Prezes OnePlus Pete Lau ogłosił, że firma wypuści OnePlus 10T 5G 3 sierpnia 2022 r. Początkowe przecieki i schemat nazewnictwa telefonu wskazują, że OnePlus 10T 5G będzie pozycjonowany poniżej OnePlus 10 Pro, aczkolwiek będzie nieco lepszy od OnePlus 10R (OnePlus Ace w Chinach), który w żadnym wypadku nie jest prawdziwym telefonem flagowym, aczkolwiek mającym sporo dobrego do zaoferowania.
Nie ujawniając pełnych specyfikacji, Pete potwierdził, że OnePlus 10T 5G będzie zasilany przez układ SoC Qualcomm Snapdragon 8+ Gen 1. Wraz z telefonem OnePlus podzieli się również szczegółami na temat ulepszeń, które zamierza wprowadzić w Oxygen OS 13, który zostanie również uruchomiony wraz z telefonem.
Specyfikacja będzie dobra, ale z pewnością nie topowa
Jeśli chodzi o resztę specyfikacji OnePlus 10T 5G, poprzednie przecieki wskazują, że telefon będzie wyposażony w 6.7-calowy wyświetlacz E4 AMOLED dostarczony przez firmę Samsung z częstotliwością odświeżania 120 Hz.

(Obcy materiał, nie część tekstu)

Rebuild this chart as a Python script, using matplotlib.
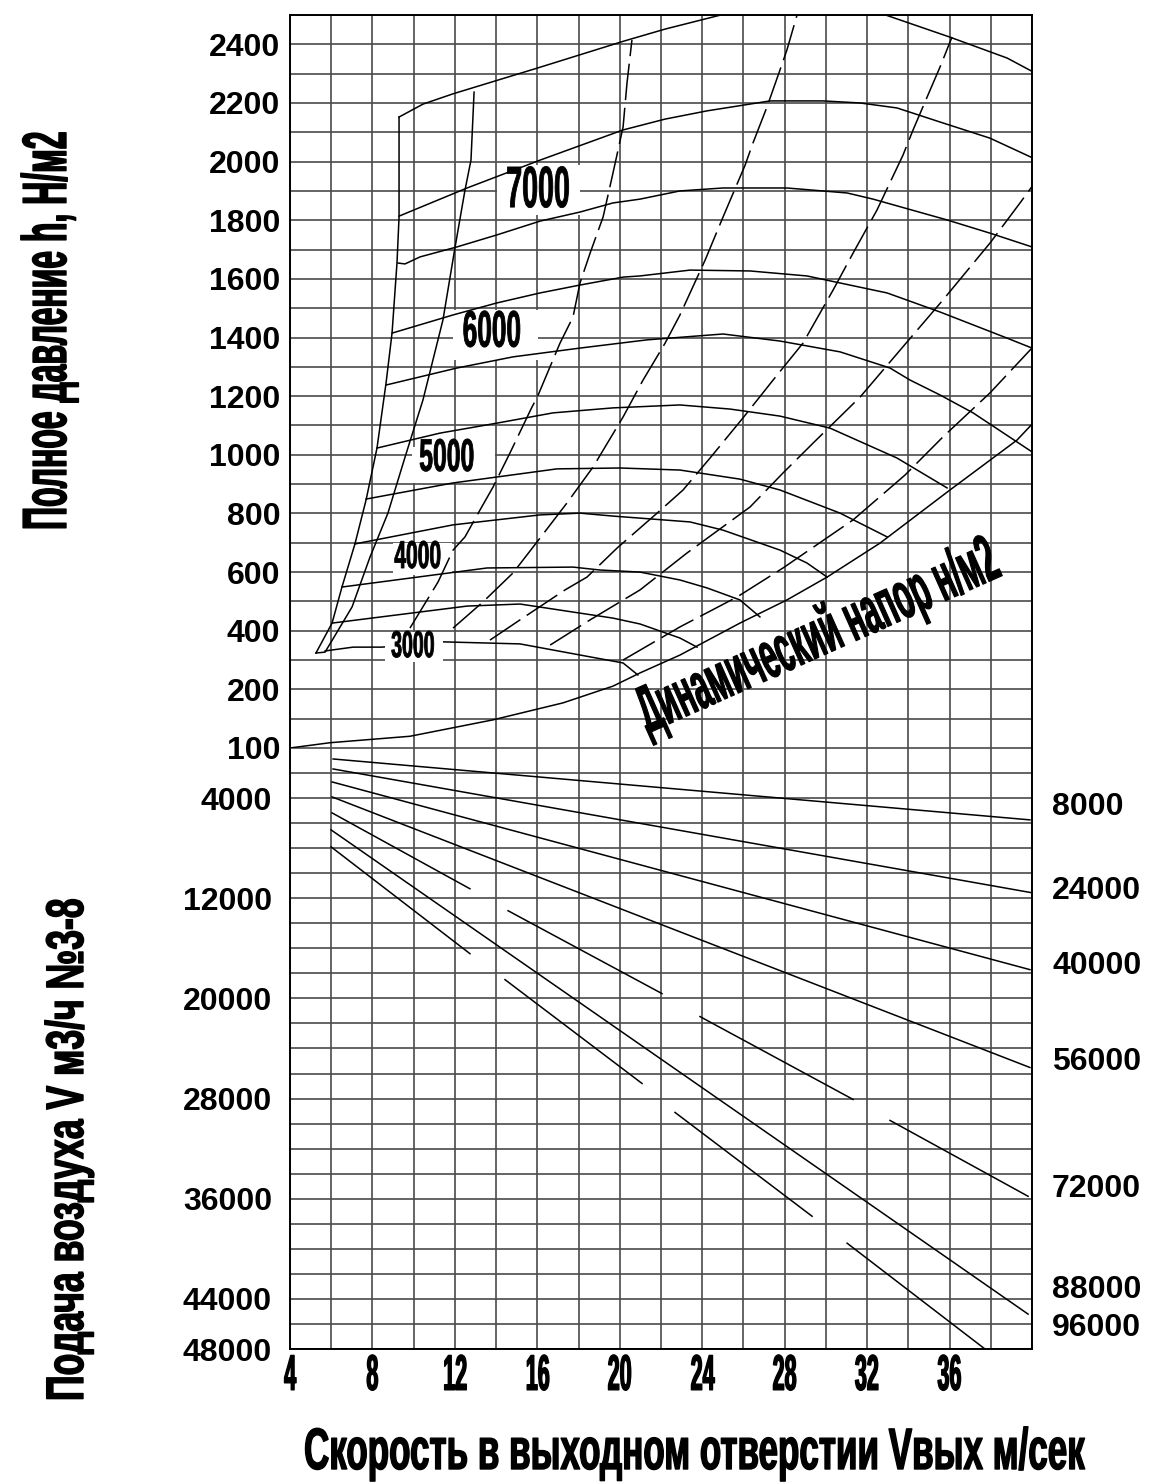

Z pewnością jest to bardzo dobry panel, aczkolwiek konkurencja stosuje już ekrany E5 AMOLED, które charakteryzują się lepszym zarządzaniem energii, a także szybszym czasem reakcji i możliwością automatycznego dostosowania częstotliwości odświeżania od 1 Hz do 120 Hz. Owszem to wynika z technologii LTPO 3.0, ale takiej w tym modelu z pewnością nie uświadczycie.
Źródło: OnePlus
Zestaw aparatów raczej będzie standardowy i zarazem mało atrakcyjny, zważywszy na fakt, że na wyposażeniu zabraknie obiektywu tele i peryskopu. Zamiast tego pojawi się bezsensowny obiektyw marko 2MP. Jednostka główna ma charakteryzować się rozdzielczością 50 MP (prawdopodobnie Sony IMX766 o porym rozmiarze 1/1.56″, oferujący optyczną stabilizację obrazu), a obiektyw z szerokim polem widzenia to 16MP. Na froncie pojawi się kamera 32 MP.
Energię dostarczy akumulator o pojemności 4800 mAh obsługujący prędkość ładowania 150 W. Ta metoda ładowania może odzyskać 50% utraconej energii w ciągu zaledwie pięciu minut.
Widzicie zatem sami, że jest nieźle, ale z pewnością nie jest to specyfikacja na miarę flagowca z drugiej połowy 2022 roku. Nie ma się jednak czemu dziwić, wszak nie jest to model Pro, a jedynie uaktualnienie modelu, który nigdy nie zadebiutował. Mowa oczywiście o OnePlus 10, na którego wielu bardzo długo czekało.